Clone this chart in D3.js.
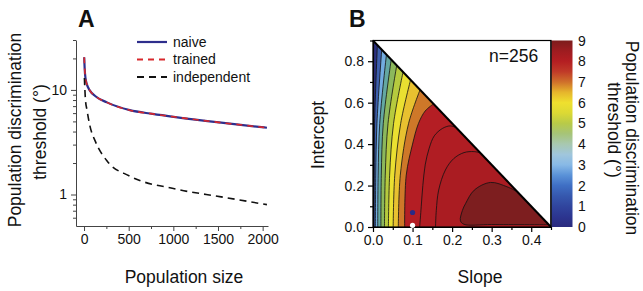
<!DOCTYPE html>
<html>
<head>
<meta charset="utf-8">
<script src="https://cdn.jsdelivr.net/npm/d3@7"></script>
<style>
body { margin: 0; background: #fff; }
text { font-family: "Liberation Sans", Arial, sans-serif; fill: #111; }
</style>
</head>
<body>
<svg id="chart" width="643" height="291"></svg>
<script>
// ---- panel A data ----
var popSize = [2, 8, 16, 32, 64, 128, 256, 512, 768, 1024, 1536, 2048];
var naive = [20.5, 15.5, 13, 11.3, 9.9, 8.7, 7.6, 6.4, 5.9, 5.5, 4.86, 4.35];
var trained = [20.5, 15.5, 13, 11.3, 9.9, 8.7, 7.6, 6.4, 5.9, 5.5, 4.86, 4.35];
var indepSize = [4, 16, 32, 64, 128, 256, 512, 1024, 1536, 2048];
var independent = [13, 8, 6.5, 4.6, 3.2, 2.1, 1.5, 1.13, 0.95, 0.8];
var sizeTicks = [0, 500, 1000, 1500, 2000];
var sizeMinor = [250, 750, 1250, 1750];
var threshTicks = [1, 10];
var threshMinor = [0.6, 0.7, 0.8, 0.9, 2, 3, 4, 5, 6, 7, 8, 9, 20, 30];
var legendNames = ["naive", "trained", "independent"];

// ---- panel B data ----
var slopeTicks = [0, 0.1, 0.2, 0.3, 0.4];
var slopeMinor = [0.05, 0.15, 0.25, 0.35, 0.45];
var interceptTicks = [0, 0.2, 0.4, 0.6, 0.8];
var interceptMinor = [0.1, 0.3, 0.5, 0.7, 0.9];
var cbarTicks = [0, 1, 2, 3, 4, 5, 6, 7, 8, 9];
var cmapValues = [0, 0.5, 1, 1.5, 2, 2.5, 3, 3.5, 4, 4.5, 5, 5.5, 6, 6.5, 7, 7.5, 8, 8.5, 9];
// contour lines, [slope, intercept] points, low to high threshold
var contours = [
  [[0.002, 0], [0.003, 0.25], [0.004, 0.5], [0.011, 0.878]],
  [[0.006, 0], [0.007, 0.25], [0.010, 0.5], [0.022, 0.856]],
  [[0.012, 0], [0.013, 0.25], [0.017, 0.5], [0.034, 0.832]],
  [[0.020, 0], [0.021, 0.25], [0.026, 0.5], [0.046, 0.808]],
  [[0.029, 0], [0.031, 0.25], [0.038, 0.5], [0.060, 0.78]],
  [[0.039, 0], [0.042, 0.25], [0.052, 0.5], [0.076, 0.748]],
  [[0.051, 0], [0.055, 0.25], [0.070, 0.5], [0.095, 0.71]],
  [[0.064, 0], [0.069, 0.25], [0.090, 0.5], [0.119, 0.662]],
  [[0.080, 0], [0.084, 0.25], [0.100, 0.4], [0.115, 0.5], [0.132, 0.56], [0.153, 0.594]],
  [[0.118, 0], [0.122, 0.1], [0.126, 0.2], [0.132, 0.3], [0.142, 0.38], [0.155, 0.44], [0.175, 0.475], [0.195, 0.488], [0.21, 0.48]],
  [[0.158, 0], [0.160, 0.08], [0.166, 0.178], [0.183, 0.275], [0.204, 0.33], [0.23, 0.359], [0.255, 0.364], [0.271, 0.358]],
  [[0.46, 0.011], [0.3, 0.012], [0.23, 0.013], [0.221, 0.03], [0.226, 0.08], [0.234, 0.113], [0.256, 0.178], [0.297, 0.215], [0.339, 0.194], [0.365, 0.17]]
];
var markSlope = [0.1, 0.1];
var markIntercept = [0.07, 0.008];

// ---- styles ----
var cmapColors = ["#2a2a7e", "#2c3590", "#30459e", "#3658ae", "#3f6fc4", "#5a92d8", "#88b9e6", "#a0c6dc",
  "#a8c8b0", "#a6c478", "#b8ca48", "#dcd934", "#efe02e", "#e6b52c", "#cf702b", "#c03a28", "#b41e22", "#9e1c20", "#7c1c1c"];
var bandColors = ["#2b2f7e", "#3d5fae", "#72ace0", "#64a8a2", "#8cb85c", "#b6ca3e", "#eae031", "#e8c130",
  "#ce7829", "#b41e24", "#b01d23", "#aa1c22", "#7d1e1f"];
var markFill = ["#2a2a86", "#ffffff"];

var svg = d3.select("#chart");

// ================= panel A =================
var xA = d3.scaleLinear().domain([-90, 2060]).range([76, 268]);
var yA = d3.scaleLog().domain([0.5, 30]).range([226, 40]);

var gA = svg.append("g");
gA.append("g").attr("transform", "translate(0,226)")
  .call(d3.axisBottom(xA).tickValues(sizeTicks).tickSize(5).tickSizeOuter(0).tickPadding(3).tickFormat(d3.format("d")));
gA.append("g").attr("transform", "translate(0,226)")
  .call(d3.axisBottom(xA).tickValues(sizeMinor).tickSize(3).tickFormat(""))
  .select(".domain").remove();
gA.append("g").attr("transform", "translate(76,0)")
  .call(d3.axisLeft(yA).tickValues(threshTicks).tickSize(5).tickSizeOuter(0).tickPadding(4).tickFormat(d3.format("d")));
gA.append("g").attr("transform", "translate(76,0)")
  .call(d3.axisLeft(yA).tickValues(threshMinor).tickSize(3).tickFormat(""))
  .select(".domain").remove();
gA.selectAll(".domain, .tick line").attr("stroke", "#444");
gA.selectAll(".tick text").attr("font-size", 14).attr("font-family", "Liberation Sans, Arial, sans-serif").attr("fill", "#111");

var lineA = d3.line().x(function (d) { return xA(d[0]); }).y(function (d) { return yA(d[1]); }).curve(d3.curveMonotoneX);
gA.append("path").attr("d", lineA(d3.zip(popSize, naive)))
  .attr("fill", "none").attr("stroke", "#2e2e8c").attr("stroke-width", 2.2);
gA.append("path").attr("d", lineA(d3.zip(popSize, trained)))
  .attr("fill", "none").attr("stroke", "#d8282c").attr("stroke-width", 1.6).attr("stroke-dasharray", "6,5");
gA.append("path").attr("d", lineA(d3.zip(indepSize, independent)))
  .attr("fill", "none").attr("stroke", "#111").attr("stroke-width", 1.6).attr("stroke-dasharray", "7,5");

// legend
var legStyle = [
  { stroke: "#2e2e8c", dash: null, w: 2.2 },
  { stroke: "#d8282c", dash: "6,5", w: 1.8 },
  { stroke: "#111", dash: "7,5", w: 1.8 }
];
legendNames.forEach(function (name, i) {
  var y = 42 + i * 17.5;
  gA.append("line").attr("x1", 137).attr("x2", 167).attr("y1", y).attr("y2", y)
    .attr("stroke", legStyle[i].stroke).attr("stroke-width", legStyle[i].w)
    .attr("stroke-dasharray", legStyle[i].dash);
  gA.append("text").attr("x", 173).attr("y", y).attr("dy", "0.35em").attr("font-size", 14).text(name);
});

gA.append("text").attr("x", 78).attr("y", 27).attr("font-size", 23).attr("font-weight", "bold").text("A");
gA.append("text").attr("x", 184).attr("y", 283).attr("text-anchor", "middle").attr("font-size", 17.5).text("Population size");
gA.append("text").attr("transform", "translate(20.5,130) rotate(-90)").attr("text-anchor", "middle")
  .attr("font-size", 17.5).text("Population discrimination");
gA.append("text").attr("transform", "translate(45.5,132) rotate(-90)").attr("text-anchor", "middle")
  .attr("font-size", 17.5).text("threshold (°)");

// ================= panel B =================
var xB = d3.scaleLinear().domain([0, 0.45]).range([373, 551]);
var yB = d3.scaleLinear().domain([0, 0.9]).range([227, 40.5]);
var cB = d3.scaleLinear().domain([0, 9]).range([227, 40.5]);

var gB = svg.append("g");
var defs = svg.append("defs");
defs.append("clipPath").attr("id", "tri").append("path")
  .attr("d", "M" + xB(0) + "," + yB(0) + "L" + xB(0) + "," + yB(0.9) + "L" + xB(0.45) + "," + yB(0) + "Z");

var fillG = gB.append("g").attr("clip-path", "url(#tri)");
fillG.append("rect").attr("x", xB(0)).attr("y", yB(0.9)).attr("width", xB(0.45) - xB(0))
  .attr("height", yB(0) - yB(0.9)).attr("fill", bandColors[0]);

var lineB = d3.line().x(function (d) { return xB(d[0]); }).y(function (d) { return yB(d[1]); }).curve(d3.curveCatmullRom);
contours.forEach(function (c, k) {
  var first = c[0], last = c[c.length - 1];
  var d = lineB(c) + "L" + xB(0.6) + "," + yB(last[1]) + "L" + xB(0.6) + "," + yB(Math.min(first[1], 0) - 0.05) +
    "L" + xB(first[0]) + "," + yB(Math.min(first[1], 0) - 0.05) + "Z";
  if (first[1] > 0) {
    d = lineB(c) + "L" + xB(0.6) + "," + yB(last[1]) + "L" + xB(0.6) + "," + yB(first[1]) + "Z";
  }
  fillG.append("path").attr("d", d).attr("fill", bandColors[k + 1]);
});
contours.forEach(function (c) {
  fillG.append("path").attr("d", lineB(c)).attr("fill", "none").attr("stroke", "#111").attr("stroke-width", 0.8);
});

// frame and diagonal
gB.append("rect").attr("x", xB(0)).attr("y", yB(0.9)).attr("width", xB(0.45) - xB(0))
  .attr("height", yB(0) - yB(0.9)).attr("fill", "none").attr("stroke", "#000").attr("stroke-width", 1.2);
gB.append("line").attr("x1", xB(0)).attr("y1", yB(0.9)).attr("x2", xB(0.45)).attr("y2", yB(0))
  .attr("stroke", "#000").attr("stroke-width", 2);

// colorbar
var grad = defs.append("linearGradient").attr("id", "cmap").attr("x1", 0).attr("y1", 1).attr("x2", 0).attr("y2", 0);
cmapValues.forEach(function (v, i) {
  grad.append("stop").attr("offset", v / 9).attr("stop-color", cmapColors[i]);
});
gB.append("rect").attr("x", 551.5).attr("y", cB(9)).attr("width", 21).attr("height", cB(0) - cB(9)).attr("fill", "url(#cmap)");
gB.append("line").attr("x1", 551).attr("x2", 551).attr("y1", cB(9)).attr("y2", cB(0)).attr("stroke", "#000").attr("stroke-width", 1.2);
gB.selectAll(".cbl").data(cbarTicks).enter().append("text").attr("class", "cbl")
  .attr("x", 578).attr("y", function (d) { return cB(d); }).attr("dy", "0.36em").attr("font-size", 14)
  .text(function (d) { return d; });

// axes
gB.append("g").attr("transform", "translate(0," + yB(0) + ")")
  .call(d3.axisBottom(xB).tickValues(slopeTicks).tickSize(5).tickSizeOuter(0).tickPadding(3).tickFormat(d3.format(".1f")));
gB.append("g").attr("transform", "translate(0," + yB(0) + ")")
  .call(d3.axisBottom(xB).tickValues(slopeMinor).tickSize(3).tickFormat(""))
  .select(".domain").remove();
gB.append("g").attr("transform", "translate(" + xB(0) + ",0)")
  .call(d3.axisLeft(yB).tickValues(interceptTicks).tickSize(5).tickSizeOuter(0).tickPadding(4).tickFormat(d3.format(".1f")));
gB.append("g").attr("transform", "translate(" + xB(0) + ",0)")
  .call(d3.axisLeft(yB).tickValues(interceptMinor).tickSize(3).tickFormat(""))
  .select(".domain").remove();
gB.selectAll(".domain, .tick line").attr("stroke", "#000").attr("stroke-width", 1.2);
gB.selectAll(".tick text").attr("font-size", 14).attr("font-family", "Liberation Sans, Arial, sans-serif").attr("fill", "#111");

// marked points
d3.zip(markSlope, markIntercept).forEach(function (p, i) {
  gB.append("circle").attr("cx", xB(p[0])).attr("cy", yB(p[1])).attr("r", 2.6).attr("fill", markFill[i]);
});

gB.append("text").attr("x", 489).attr("y", 61.5).attr("font-size", 17.5).text("n=256");
gB.append("text").attr("x", 349).attr("y", 27).attr("font-size", 23).attr("font-weight", "bold").text("B");
gB.append("text").attr("x", 480).attr("y", 283).attr("text-anchor", "middle").attr("font-size", 17.5).text("Slope");
gB.append("text").attr("transform", "translate(324,135) rotate(-90)").attr("text-anchor", "middle")
  .attr("font-size", 17.5).text("Intercept");
gB.append("text").attr("transform", "translate(626,138) rotate(90)").attr("text-anchor", "middle")
  .attr("font-size", 17.5).text("Population discrimination");
gB.append("text").attr("transform", "translate(608,130) rotate(90)").attr("text-anchor", "middle")
  .attr("font-size", 17.5).text("threshold (°)");
</script>
</body>
</html>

_What the task asks_.
Pick out the lines containing the string "chart" and show them.

_Reply_.
Clone this chart in D3.js.
<svg id="chart" width="643" height="291"></svg>
var svg = d3.select("#chart");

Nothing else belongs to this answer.